I bought a e-caller on a budget,it sounds really good but not as load as I need in open areas that I call. What would be a good inexpensive speaker that would plug into my caller. The caller already has a 15watt speaker so I don't know if I got a 50watt would I need and amp on it.I am first to admit I don't know anything about speakers.


----------



## youngdon

Watts will give you volume if you have an amp to push it, but you'll need to match the ohms as well or you'll get static. 
. What make is your. Caller?


----------



## t_rope

I have the new icotec 500 has great sound just not a lot of volume.

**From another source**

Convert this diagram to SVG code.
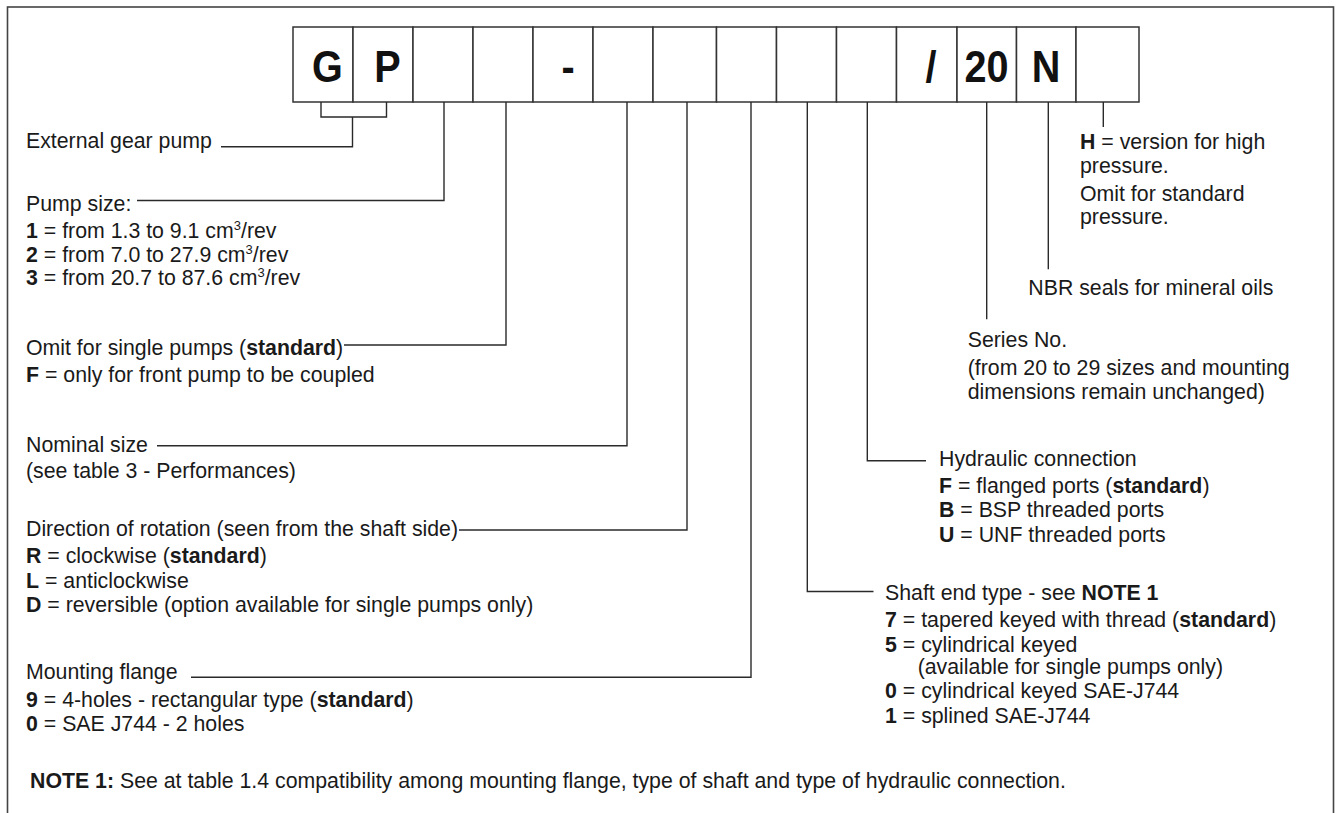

So if I plug a 50 watt speaker into it I should get very loud?


----------



## youngdon

Look at your owners manual and check the ohms on the internal speaker.


----------



## t_rope

If I match the ohms then will I need a amp


----------



## youngdon

That depends on the amp you have. It is rated for output. Can you shut off the internal speaker (switch) ?


----------



## t_rope

No I just have a jack to plug into that's all the info I have. Might have to call the manufacturer


----------



## youngdon

I'm really surprised that the owners manual or even the call itself doesn't have any info. Do you have a radio shack near you ?


----------



## prairiewolf

Here is another thing I may be different then most. I have seen coyotes respond to a call from over a mile away, using the small JS e-caller. The one that costs around $30-40 hooked up with a tweeter speaker. Not a lot of volume but better tone as far as I am concerned. So I dont think volume is the answer unless you want to call in the wind, JMO If they will respond within a mile with not a lot of volume, why use more volume just move a mile or so and call again, this will also cut down on the coyotes response time. I always heard a coyote will cover a mile in 15 min casually. Again I feel way to many things are put into calling coyotes and mainly its because of the industry trying to sell their wares.


----------



## youngdon

Lol.... That last sentence is so true.


----------



## t_rope

A lot of truth there, but I do call in a lot of wind and open country. Mostly looking for speaker when I set up to call wolves. My call works good for coyotes. I do have a radio shack close.


----------



## youngdon

Take your unit and all the paperwork. I bet they can hook you up. Let me know what they say.


----------